*Available data*
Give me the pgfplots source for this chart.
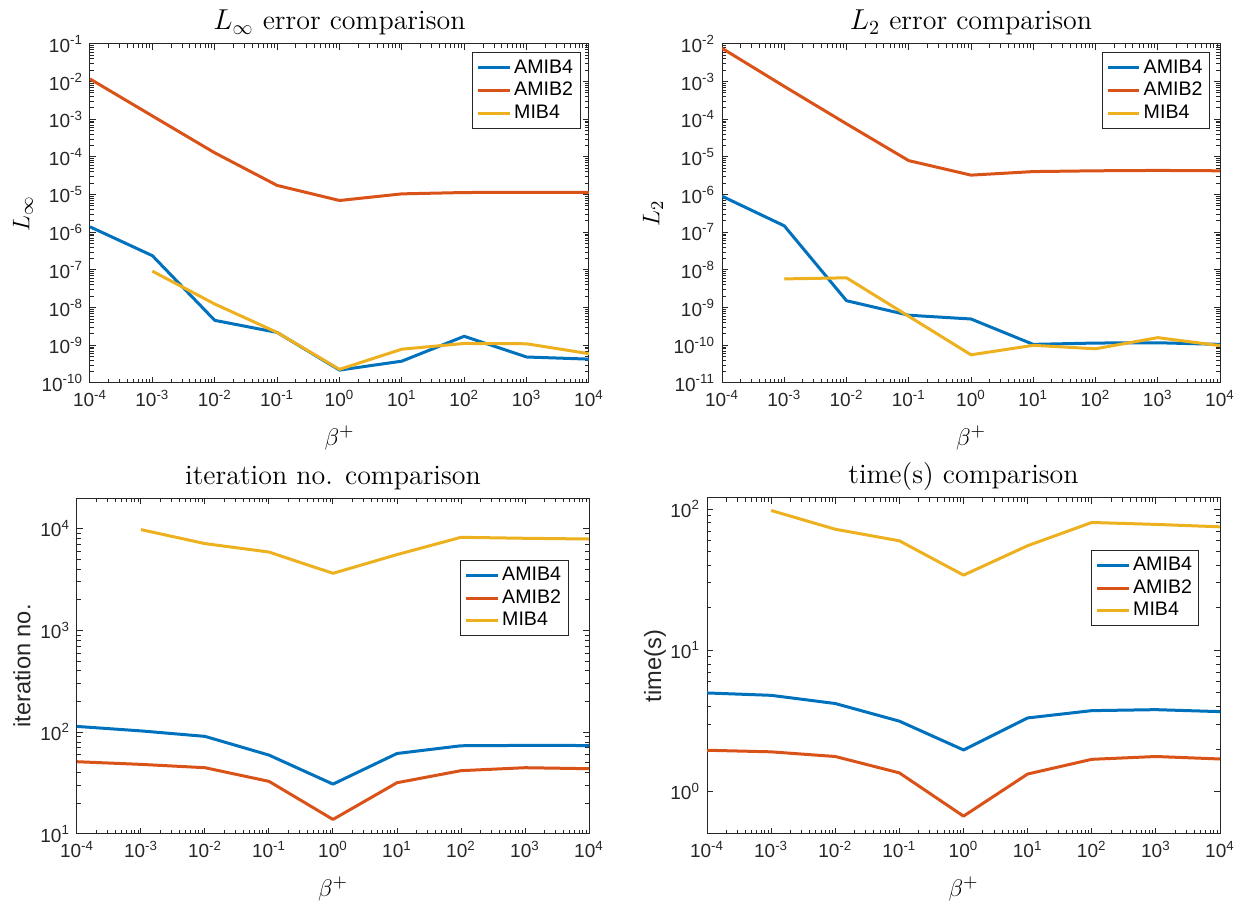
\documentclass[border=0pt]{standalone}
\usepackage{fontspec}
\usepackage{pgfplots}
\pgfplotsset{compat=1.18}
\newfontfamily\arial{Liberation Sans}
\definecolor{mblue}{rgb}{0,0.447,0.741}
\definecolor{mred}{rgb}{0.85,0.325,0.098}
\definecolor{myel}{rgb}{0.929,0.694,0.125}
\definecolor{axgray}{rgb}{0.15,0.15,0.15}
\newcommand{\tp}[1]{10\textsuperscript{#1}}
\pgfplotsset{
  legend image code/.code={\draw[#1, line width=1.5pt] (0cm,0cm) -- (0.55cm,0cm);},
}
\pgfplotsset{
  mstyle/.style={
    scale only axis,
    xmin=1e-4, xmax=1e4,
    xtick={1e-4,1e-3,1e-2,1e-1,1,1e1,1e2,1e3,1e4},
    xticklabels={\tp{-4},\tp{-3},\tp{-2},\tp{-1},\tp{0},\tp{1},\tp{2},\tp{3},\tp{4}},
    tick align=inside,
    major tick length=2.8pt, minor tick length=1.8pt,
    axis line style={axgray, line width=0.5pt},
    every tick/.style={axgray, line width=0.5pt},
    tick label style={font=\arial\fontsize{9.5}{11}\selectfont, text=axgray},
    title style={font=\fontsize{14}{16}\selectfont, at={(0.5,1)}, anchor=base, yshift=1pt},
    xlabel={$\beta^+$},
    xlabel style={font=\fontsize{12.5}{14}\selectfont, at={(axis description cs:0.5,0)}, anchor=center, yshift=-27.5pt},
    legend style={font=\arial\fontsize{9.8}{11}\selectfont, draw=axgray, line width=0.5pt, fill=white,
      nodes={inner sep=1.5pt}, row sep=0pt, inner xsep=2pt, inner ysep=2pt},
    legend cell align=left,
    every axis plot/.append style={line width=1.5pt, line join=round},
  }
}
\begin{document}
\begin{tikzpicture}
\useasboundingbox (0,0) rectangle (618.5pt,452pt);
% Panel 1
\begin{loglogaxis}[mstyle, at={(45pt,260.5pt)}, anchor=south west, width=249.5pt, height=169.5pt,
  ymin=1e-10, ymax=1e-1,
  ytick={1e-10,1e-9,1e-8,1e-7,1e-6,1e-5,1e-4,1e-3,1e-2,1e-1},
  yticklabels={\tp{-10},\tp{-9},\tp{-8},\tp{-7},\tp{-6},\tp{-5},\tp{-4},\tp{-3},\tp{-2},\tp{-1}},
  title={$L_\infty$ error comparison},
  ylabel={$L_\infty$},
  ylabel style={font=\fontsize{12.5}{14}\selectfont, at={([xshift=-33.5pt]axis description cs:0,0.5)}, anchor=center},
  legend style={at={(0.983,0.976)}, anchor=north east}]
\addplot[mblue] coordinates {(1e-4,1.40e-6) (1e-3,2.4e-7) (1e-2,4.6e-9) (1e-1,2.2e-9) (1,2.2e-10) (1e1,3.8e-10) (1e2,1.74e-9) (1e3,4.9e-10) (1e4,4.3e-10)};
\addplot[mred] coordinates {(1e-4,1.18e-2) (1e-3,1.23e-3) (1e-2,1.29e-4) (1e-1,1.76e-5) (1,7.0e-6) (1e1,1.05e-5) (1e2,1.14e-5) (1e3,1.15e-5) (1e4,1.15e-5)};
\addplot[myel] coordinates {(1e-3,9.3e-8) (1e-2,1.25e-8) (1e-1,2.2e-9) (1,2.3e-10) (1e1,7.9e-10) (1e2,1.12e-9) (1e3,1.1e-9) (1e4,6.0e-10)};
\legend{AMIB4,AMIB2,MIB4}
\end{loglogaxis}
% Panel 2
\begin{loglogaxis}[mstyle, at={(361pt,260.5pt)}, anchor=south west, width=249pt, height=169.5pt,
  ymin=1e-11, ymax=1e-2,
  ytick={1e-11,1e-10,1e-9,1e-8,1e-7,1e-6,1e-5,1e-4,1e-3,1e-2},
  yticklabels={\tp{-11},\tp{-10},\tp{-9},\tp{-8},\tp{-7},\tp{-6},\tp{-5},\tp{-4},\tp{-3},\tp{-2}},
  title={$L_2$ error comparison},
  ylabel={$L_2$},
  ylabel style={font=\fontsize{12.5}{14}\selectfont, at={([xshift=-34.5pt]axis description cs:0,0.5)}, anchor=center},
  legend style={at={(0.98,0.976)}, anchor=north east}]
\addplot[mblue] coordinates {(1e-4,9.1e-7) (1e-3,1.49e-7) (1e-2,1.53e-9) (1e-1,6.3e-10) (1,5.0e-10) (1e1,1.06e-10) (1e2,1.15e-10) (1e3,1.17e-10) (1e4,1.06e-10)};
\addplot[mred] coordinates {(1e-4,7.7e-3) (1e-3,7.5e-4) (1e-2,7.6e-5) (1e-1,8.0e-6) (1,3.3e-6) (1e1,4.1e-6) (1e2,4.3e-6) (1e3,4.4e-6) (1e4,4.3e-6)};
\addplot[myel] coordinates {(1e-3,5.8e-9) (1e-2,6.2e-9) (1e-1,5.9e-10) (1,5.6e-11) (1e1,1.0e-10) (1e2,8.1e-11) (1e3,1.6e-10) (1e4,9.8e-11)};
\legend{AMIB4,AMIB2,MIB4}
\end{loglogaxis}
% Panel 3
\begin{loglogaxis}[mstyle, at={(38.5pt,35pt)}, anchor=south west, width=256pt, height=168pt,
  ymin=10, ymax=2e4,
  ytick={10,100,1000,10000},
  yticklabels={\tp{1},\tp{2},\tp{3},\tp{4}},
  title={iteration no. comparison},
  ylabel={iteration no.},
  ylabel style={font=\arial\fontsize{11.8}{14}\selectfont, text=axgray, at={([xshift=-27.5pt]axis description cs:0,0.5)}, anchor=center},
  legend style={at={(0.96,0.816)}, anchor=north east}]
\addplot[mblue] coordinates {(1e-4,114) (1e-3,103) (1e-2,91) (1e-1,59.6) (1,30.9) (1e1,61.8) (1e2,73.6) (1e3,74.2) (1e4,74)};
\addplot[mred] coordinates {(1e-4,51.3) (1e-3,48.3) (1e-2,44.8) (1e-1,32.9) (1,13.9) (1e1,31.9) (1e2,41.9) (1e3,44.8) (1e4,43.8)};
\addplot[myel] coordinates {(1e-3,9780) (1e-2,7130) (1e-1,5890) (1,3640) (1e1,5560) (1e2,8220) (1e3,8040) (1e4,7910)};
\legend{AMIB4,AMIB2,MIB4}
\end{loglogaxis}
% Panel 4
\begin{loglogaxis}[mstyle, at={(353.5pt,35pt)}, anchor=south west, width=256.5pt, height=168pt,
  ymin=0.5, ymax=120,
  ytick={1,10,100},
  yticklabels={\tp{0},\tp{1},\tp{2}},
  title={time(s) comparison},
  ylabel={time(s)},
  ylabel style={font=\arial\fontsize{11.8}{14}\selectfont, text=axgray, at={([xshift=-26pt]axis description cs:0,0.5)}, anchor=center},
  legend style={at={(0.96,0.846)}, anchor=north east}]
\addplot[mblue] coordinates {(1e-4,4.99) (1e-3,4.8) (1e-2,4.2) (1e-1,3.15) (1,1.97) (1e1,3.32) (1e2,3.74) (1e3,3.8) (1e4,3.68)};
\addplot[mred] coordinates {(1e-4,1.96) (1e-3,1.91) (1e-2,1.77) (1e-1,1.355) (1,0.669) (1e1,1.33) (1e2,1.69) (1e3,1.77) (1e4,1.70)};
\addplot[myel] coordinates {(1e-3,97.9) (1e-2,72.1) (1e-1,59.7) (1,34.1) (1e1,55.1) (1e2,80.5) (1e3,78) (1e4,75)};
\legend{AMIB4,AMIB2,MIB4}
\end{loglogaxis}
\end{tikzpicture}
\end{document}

*What you have to do*
Every line of text is to be repeated exactly; pictures are left out.

*Result of this task*
Give me the pgfplots source for this chart.
\documentclass[border=0pt]{standalone}
\usepackage{fontspec}
\usepackage{pgfplots}
\pgfplotsset{compat=1.18}
\newfontfamily\arial{Liberation Sans}
\definecolor{mblue}{rgb}{0,0.447,0.741}
\definecolor{mred}{rgb}{0.85,0.325,0.098}
\definecolor{myel}{rgb}{0.929,0.694,0.125}
\definecolor{axgray}{rgb}{0.15,0.15,0.15}
\newcommand{\tp}[1]{10\textsuperscript{#1}}
\pgfplotsset{
  legend image code/.code={\draw[#1, line width=1.5pt] (0cm,0cm) -- (0.55cm,0cm);},
}
\pgfplotsset{
  mstyle/.style={
    scale only axis,
    xmin=1e-4, xmax=1e4,
    xtick={1e-4,1e-3,1e-2,1e-1,1,1e1,1e2,1e3,1e4},
    xticklabels={\tp{-4},\tp{-3},\tp{-2},\tp{-1},\tp{0},\tp{1},\tp{2},\tp{3},\tp{4}},
    tick align=inside,
    major tick length=2.8pt, minor tick length=1.8pt,
    axis line style={axgray, line width=0.5pt},
    every tick/.style={axgray, line width=0.5pt},
    tick label style={font=\arial\fontsize{9.5}{11}\selectfont, text=axgray},
    title style={font=\fontsize{14}{16}\selectfont, at={(0.5,1)}, anchor=base, yshift=1pt},
    xlabel={$\beta^+$},
    xlabel style={font=\fontsize{12.5}{14}\selectfont, at={(axis description cs:0.5,0)}, anchor=center, yshift=-27.5pt},
    legend style={font=\arial\fontsize{9.8}{11}\selectfont, draw=axgray, line width=0.5pt, fill=white,
      nodes={inner sep=1.5pt}, row sep=0pt, inner xsep=2pt, inner ysep=2pt},
    legend cell align=left,
    every axis plot/.append style={line width=1.5pt, line join=round},
  }
}
\begin{document}
\begin{tikzpicture}
\useasboundingbox (0,0) rectangle (618.5pt,452pt);
% Panel 1
\begin{loglogaxis}[mstyle, at={(45pt,260.5pt)}, anchor=south west, width=249.5pt, height=169.5pt,
  ymin=1e-10, ymax=1e-1,
  ytick={1e-10,1e-9,1e-8,1e-7,1e-6,1e-5,1e-4,1e-3,1e-2,1e-1},
  yticklabels={\tp{-10},\tp{-9},\tp{-8},\tp{-7},\tp{-6},\tp{-5},\tp{-4},\tp{-3},\tp{-2},\tp{-1}},
  title={$L_\infty$ error comparison},
  ylabel={$L_\infty$},
  ylabel style={font=\fontsize{12.5}{14}\selectfont, at={([xshift=-33.5pt]axis description cs:0,0.5)}, anchor=center},
  legend style={at={(0.983,0.976)}, anchor=north east}]
\addplot[mblue] coordinates {(1e-4,1.40e-6) (1e-3,2.4e-7) (1e-2,4.6e-9) (1e-1,2.2e-9) (1,2.2e-10) (1e1,3.8e-10) (1e2,1.74e-9) (1e3,4.9e-10) (1e4,4.3e-10)};
\addplot[mred] coordinates {(1e-4,1.18e-2) (1e-3,1.23e-3) (1e-2,1.29e-4) (1e-1,1.76e-5) (1,7.0e-6) (1e1,1.05e-5) (1e2,1.14e-5) (1e3,1.15e-5) (1e4,1.15e-5)};
\addplot[myel] coordinates {(1e-3,9.3e-8) (1e-2,1.25e-8) (1e-1,2.2e-9) (1,2.3e-10) (1e1,7.9e-10) (1e2,1.12e-9) (1e3,1.1e-9) (1e4,6.0e-10)};
\legend{AMIB4,AMIB2,MIB4}
\end{loglogaxis}
% Panel 2
\begin{loglogaxis}[mstyle, at={(361pt,260.5pt)}, anchor=south west, width=249pt, height=169.5pt,
  ymin=1e-11, ymax=1e-2,
  ytick={1e-11,1e-10,1e-9,1e-8,1e-7,1e-6,1e-5,1e-4,1e-3,1e-2},
  yticklabels={\tp{-11},\tp{-10},\tp{-9},\tp{-8},\tp{-7},\tp{-6},\tp{-5},\tp{-4},\tp{-3},\tp{-2}},
  title={$L_2$ error comparison},
  ylabel={$L_2$},
  ylabel style={font=\fontsize{12.5}{14}\selectfont, at={([xshift=-34.5pt]axis description cs:0,0.5)}, anchor=center},
  legend style={at={(0.98,0.976)}, anchor=north east}]
\addplot[mblue] coordinates {(1e-4,9.1e-7) (1e-3,1.49e-7) (1e-2,1.53e-9) (1e-1,6.3e-10) (1,5.0e-10) (1e1,1.06e-10) (1e2,1.15e-10) (1e3,1.17e-10) (1e4,1.06e-10)};
\addplot[mred] coordinates {(1e-4,7.7e-3) (1e-3,7.5e-4) (1e-2,7.6e-5) (1e-1,8.0e-6) (1,3.3e-6) (1e1,4.1e-6) (1e2,4.3e-6) (1e3,4.4e-6) (1e4,4.3e-6)};
\addplot[myel] coordinates {(1e-3,5.8e-9) (1e-2,6.2e-9) (1e-1,5.9e-10) (1,5.6e-11) (1e1,1.0e-10) (1e2,8.1e-11) (1e3,1.6e-10) (1e4,9.8e-11)};
\legend{AMIB4,AMIB2,MIB4}
\end{loglogaxis}
% Panel 3
\begin{loglogaxis}[mstyle, at={(38.5pt,35pt)}, anchor=south west, width=256pt, height=168pt,
  ymin=10, ymax=2e4,
  ytick={10,100,1000,10000},
  yticklabels={\tp{1},\tp{2},\tp{3},\tp{4}},
  title={iteration no. comparison},
  ylabel={iteration no.},
  ylabel style={font=\arial\fontsize{11.8}{14}\selectfont, text=axgray, at={([xshift=-27.5pt]axis description cs:0,0.5)}, anchor=center},
  legend style={at={(0.96,0.816)}, anchor=north east}]
\addplot[mblue] coordinates {(1e-4,114) (1e-3,103) (1e-2,91) (1e-1,59.6) (1,30.9) (1e1,61.8) (1e2,73.6) (1e3,74.2) (1e4,74)};
\addplot[mred] coordinates {(1e-4,51.3) (1e-3,48.3) (1e-2,44.8) (1e-1,32.9) (1,13.9) (1e1,31.9) (1e2,41.9) (1e3,44.8) (1e4,43.8)};
\addplot[myel] coordinates {(1e-3,9780) (1e-2,7130) (1e-1,5890) (1,3640) (1e1,5560) (1e2,8220) (1e3,8040) (1e4,7910)};
\legend{AMIB4,AMIB2,MIB4}
\end{loglogaxis}
% Panel 4
\begin{loglogaxis}[mstyle, at={(353.5pt,35pt)}, anchor=south west, width=256.5pt, height=168pt,
  ymin=0.5, ymax=120,
  ytick={1,10,100},
  yticklabels={\tp{0},\tp{1},\tp{2}},
  title={time(s) comparison},
  ylabel={time(s)},
  ylabel style={font=\arial\fontsize{11.8}{14}\selectfont, text=axgray, at={([xshift=-26pt]axis description cs:0,0.5)}, anchor=center},
  legend style={at={(0.96,0.846)}, anchor=north east}]
\addplot[mblue] coordinates {(1e-4,4.99) (1e-3,4.8) (1e-2,4.2) (1e-1,3.15) (1,1.97) (1e1,3.32) (1e2,3.74) (1e3,3.8) (1e4,3.68)};
\addplot[mred] coordinates {(1e-4,1.96) (1e-3,1.91) (1e-2,1.77) (1e-1,1.355) (1,0.669) (1e1,1.33) (1e2,1.69) (1e3,1.77) (1e4,1.70)};
\addplot[myel] coordinates {(1e-3,97.9) (1e-2,72.1) (1e-1,59.7) (1,34.1) (1e1,55.1) (1e2,80.5) (1e3,78) (1e4,75)};
\legend{AMIB4,AMIB2,MIB4}
\end{loglogaxis}
\end{tikzpicture}
\end{document}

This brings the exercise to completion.